How to apply Connected Component Analysis left to right order in openCV

Question:

i am using connected component analysis to recognize characters from the image. for that i am using
cv2.connectedComponentsWithStats() function. As the output it is getting the characters but without a order.

num_labels, labels, stats, centroids = cv2.connectedComponentsWithStats(img, 8, cv2.CV_32S)

after getting the component dimensions i am previewing it. but the order is randomized.
As it is how to get the components same as in original image order.

actual output order

enter image description here

expected character order

enter image description here

Asked By: Andrew Kaleem

||

Answers:

As @Cris Luengo mentioned, It runs along image rows, left to right, then top to bottom. So it sees first the characters that are taller first. You need to reorder them based on their coordinates.

For example, in the below code, I will get a sample text ‘hello,’ apply it to preprocess and get connected components.

# import the necessary packages
import cv2
from google.colab.patches import cv2_imshow

img = cv2.imread('img.png')
img_bw=cv2.cvtColor(img,cv2.COLOR_BGR2GRAY)
cv2_imshow(img_bw)

bw_img

# applies thresh using Otu's method
thresh = cv2.threshold(img_bw, 0, 255,cv2.THRESH_BINARY_INV | cv2.THRESH_OTSU)[1]
cv2_imshow(thresh)

thresh

# getting connected components
numlabels, labels, stats, centroids = cv2.connectedComponentsWithStats(thresh, 8, cv2.CV_32S)

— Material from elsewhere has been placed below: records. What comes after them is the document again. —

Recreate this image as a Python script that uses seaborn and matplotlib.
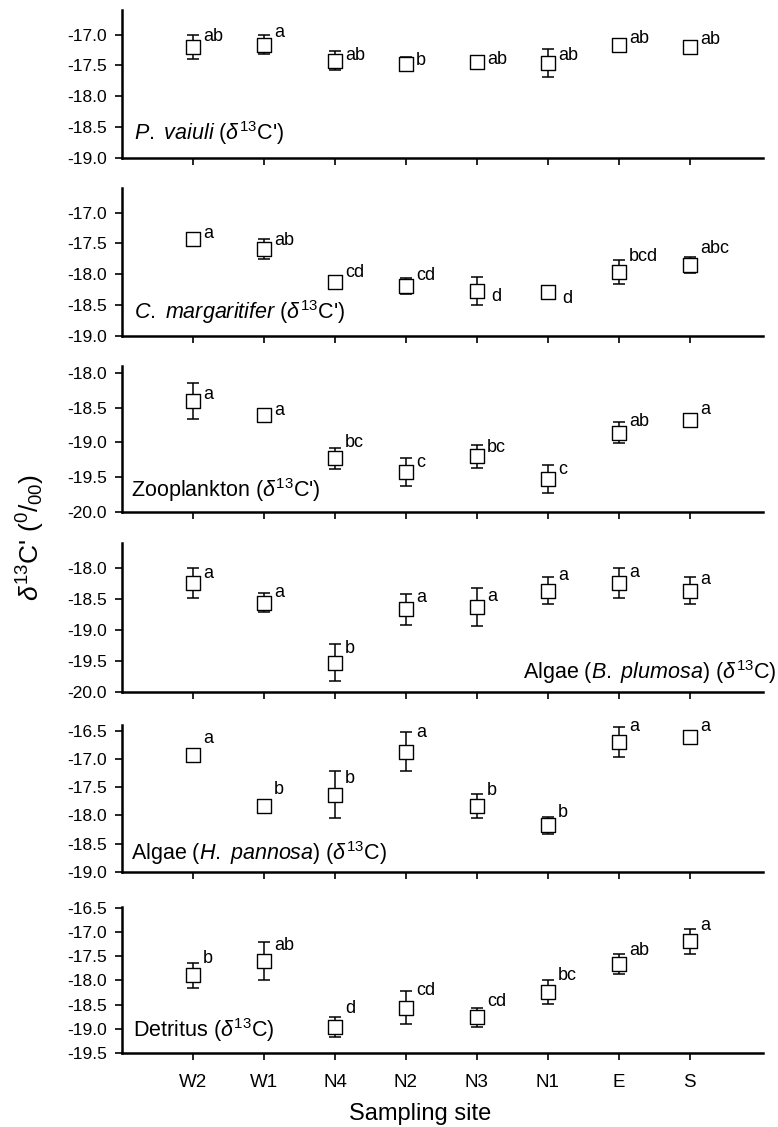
import numpy as np
import pandas as pd
import seaborn as sns
import matplotlib.pyplot as plt

sns.set_style("ticks")
plt.rcParams['font.family'] = ['Liberation Sans', 'DejaVu Sans']
plt.rcParams['mathtext.fontset'] = 'custom'
plt.rcParams['mathtext.rm'] = 'Liberation Sans'
plt.rcParams['mathtext.it'] = 'Liberation Sans:italic'
plt.rcParams['mathtext.bf'] = 'Liberation Sans:bold'
for key in ['text.color', 'xtick.color', 'ytick.color', 'axes.labelcolor',
            'axes.edgecolor']:
    plt.rcParams[key] = 'black'

# sampling sites (x categories)
sites = ["W2", "W1", "N4", "N2", "N3", "N1", "E", "S"]

# P. vaiuli
vaiuli_mean = [-17.20, -17.16, -17.42, -17.47, -17.45, -17.46, -17.17, -17.20]
vaiuli_err = [0.19, 0.16, 0.16, 0.11, 0.04, 0.23, 0.04, 0.04]
vaiuli_grp = ["ab", "a", "ab", "b", "ab", "ab", "ab", "ab"]

# C. margaritifer
marg_mean = [-17.42, -17.59, -18.12, -18.19, -18.27, -18.29, -17.96, -17.85]
marg_err = [0.05, 0.16, 0.05, 0.13, 0.23, 0.05, 0.19, 0.13]
marg_grp = ["a", "ab", "cd", "cd", "d", "d", "bcd", "abc"]

# Zooplankton
zoo_mean = [-18.40, -18.60, -19.23, -19.43, -19.20, -19.53, -18.86, -18.67]
zoo_err = [0.26, 0.04, 0.15, 0.20, 0.17, 0.20, 0.15, 0.05]
zoo_grp = ["a", "a", "bc", "c", "bc", "c", "ab", "a"]

# Algae B. plumosa
plum_mean = [-18.24, -18.56, -19.53, -18.67, -18.63, -18.37, -18.24, -18.37]
plum_err = [0.24, 0.15, 0.30, 0.25, 0.31, 0.22, 0.24, 0.22]
plum_grp = ["a", "a", "b", "a", "a", "a", "a", "a"]

# Algae H. pannosa
pann_mean = [-16.93, -17.83, -17.63, -16.87, -17.83, -18.17, -16.70, -16.62]
pann_err = [0.05, 0.05, 0.41, 0.34, 0.21, 0.15, 0.26, 0.05]
pann_grp = ["a", "b", "b", "a", "b", "b", "a", "a"]

# Detritus
det_mean = [-17.89, -17.60, -18.96, -18.56, -18.76, -18.23, -17.66, -17.19]
det_err = [0.26, 0.40, 0.20, 0.35, 0.20, 0.25, 0.20, 0.26]
det_grp = ["b", "ab", "d", "cd", "cd", "bc", "ab", "a"]

panels = [
    dict(mean=vaiuli_mean, err=vaiuli_err, grp=vaiuli_grp,
         title=r"$\mathit{P.\ vaiuli}$ ($\delta^{13}$C')",
         ylim=(-19.0, -16.6), ticks=np.arange(-19.0, -16.9, 0.5),
         tpos=(0.018, 0.17, "left"), dy=[10, 12, 5, 3, 3, 8, 7, 7]),
    dict(mean=marg_mean, err=marg_err, grp=marg_grp,
         title=r"$\mathit{C.\ margaritifer}$ ($\delta^{13}$C')",
         ylim=(-19.0, -16.6), ticks=np.arange(-19.0, -16.9, 0.5),
         tpos=(0.018, 0.164, "left"), dy=[5, 9, 9, 11, -6, -6, 15, 17]),
    dict(mean=zoo_mean, err=zoo_err, grp=zoo_grp,
         title=r"Zooplankton ($\delta^{13}$C')",
         ylim=(-20.0, -17.9), ticks=np.arange(-20.0, -17.9, 0.5),
         tpos=(0.014, 0.15, "left"), dy=[6, 4, 16, 10, 9, 10, 11, 10]),
    dict(mean=plum_mean, err=plum_err, grp=plum_grp,
         title=r"Algae ($\mathit{B.\ plumosa}$) ($\delta^{13}$C)",
         ylim=(-20.0, -17.6), ticks=np.arange(-20.0, -17.9, 0.5),
         tpos=(1.021, 0.136, "right"), dy=[9, 10, 14, 12, 10, 15, 10, 11]),
    dict(mean=pann_mean, err=pann_err, grp=pann_grp,
         title=r"Algae ($\mathit{H.\ pannosa}$) ($\delta^{13}$C)",
         ylim=(-19.0, -16.4), ticks=np.arange(-19.0, -16.4, 0.5),
         tpos=(0.014, 0.13, "left"), dy=[16, 16, 16, 19, 15, 13, 15, 11]),
    dict(mean=det_mean, err=det_err, grp=det_grp,
         title=r"Detritus ($\delta^{13}$C)",
         ylim=(-19.5, -16.48), ticks=np.arange(-19.5, -16.4, 0.5),
         tpos=(0.017, 0.158, "left"), dy=[17, 16, 18, 17, 16, 16, 14, 16]),
]

W, H = 778, 1127
fig = plt.figure(figsize=(W / 100, H / 100), dpi=100)

tops = [10, 188, 366, 543, 725, 907]
bots = [158, 336, 512, 692, 872, 1053]
x_left, x_right = 122, 763

xpos = np.arange(1, len(sites) + 1)

for i, p in enumerate(panels):
    ax = fig.add_axes([x_left / W, 1 - bots[i] / H,
                       (x_right - x_left) / W, (bots[i] - tops[i]) / H])
    df = pd.DataFrame({"x": xpos, "y": p["mean"], "err": p["err"]})
    ax.errorbar(df["x"], df["y"], yerr=df["err"], fmt="none", ecolor="black",
                elinewidth=1.1, capsize=4, capthick=1.1, zorder=2)
    sns.scatterplot(data=df, x="x", y="y", marker="s", s=95, color="white",
                    edgecolor="black", linewidth=1.0, ax=ax, zorder=3,
                    legend=False)
    for xi, yi, g, d in zip(xpos, p["mean"], p["grp"], p["dy"]):
        dx = 14 if d < 0 else 10
        ax.annotate(g, (xi, yi), xytext=(dx, d), textcoords="offset pixels",
                    ha="left", va="center", fontsize=13)
    tx, ty, tha = p["tpos"]
    ax.text(tx, ty, p["title"], transform=ax.transAxes, ha=tha, va="center",
            fontsize=15.5, clip_on=False)

    ax.set_xlim(0, 9.03)
    ax.set_ylim(*p["ylim"])
    ax.set_yticks(p["ticks"])
    ax.set_yticklabels([f"{t:.1f}" for t in p["ticks"]], fontsize=12.5)
    ax.set_xticks(xpos)
    if i == len(panels) - 1:
        ax.set_xticklabels(sites, fontsize=13.5)
    else:
        ax.set_xticklabels([])
    ax.tick_params(axis="x", length=5, width=1.2, pad=10, direction="out")
    ax.tick_params(axis="y", length=5, width=1.2, pad=6, direction="out")
    ax.set_xlabel("")
    ax.set_ylabel("")
    sns.despine(ax=ax)
    for s in ["left", "bottom"]:
        ax.spines[s].set_linewidth(1.8)

fig.text(31 / W, 1 - 537 / H, r"$\delta^{13}$C' ($^{0}$/$_{00}$)",
         rotation=90, ha="center", va="center", fontsize=19)
fig.text(420 / W, 1 - 1114 / H, "Sampling site", ha="center", va="center",
         fontsize=17)

fig.savefig("out.png", dpi=100)
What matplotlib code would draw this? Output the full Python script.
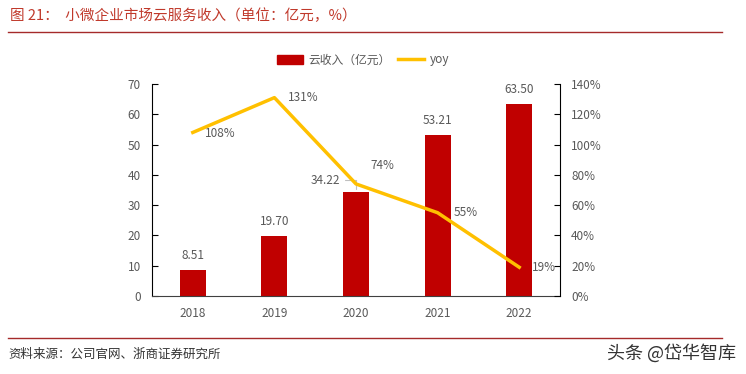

#with the stats returns cropping the characters from the mask(img which included all detected components)
identified_character_components =[]
for i in range(0,numlabels):

  # skipping 0 due to it outputs the background
  if i!=0:
  
    # identified dimensions unpacking
    x = stats[i, cv2.CC_STAT_LEFT]
    y = stats[i, cv2.CC_STAT_TOP]
    w = stats[i, cv2.CC_STAT_WIDTH]
    h = stats[i, cv2.CC_STAT_HEIGHT]
    a = stats[i, cv2.CC_STAT_AREA]

    component_mask = (labels == i).astype("uint8") * 255
    box_image = component_mask[y:y+h, x:x+w]
    identified_character_components.append((x,box_image)) # adding object pixels and x_axis to sort the order in next steps
    cv2_imshow(box_image)
    print("")

identified componenets

As you can see, it is printed as ‘l l h e o’ since it runs along image rows, left to right, then top to bottom. So it sees first the characters that are taller first. To reorder these identified characters, now it is possible to use the identified_character_components, which has the x-axis and detected character pixels.

#function to get the first element
def takeFirstElm(ele):
    return ele[0]


#function to order the array using the first element(x-axis)  
def reorder_first_index(list):
  return sorted(list,key=takeFirstElm)

ordered_elements = reorder_first_index(identified_character_components)

#removing the x-axis from the elements
ordered_character_components=[]
for element in ordered_elements:
  ordered_character_components.append(element[1])# appending only the image pixels(removing added index in earlier steps)


# printing the ordered images.
for character in ordered_character_components:
  cv2_imshow(character)
  print("")

ordered output img

Now ordered_elements consist of the ordered characters by the x-axis.

Answered By: Nathindu Himansha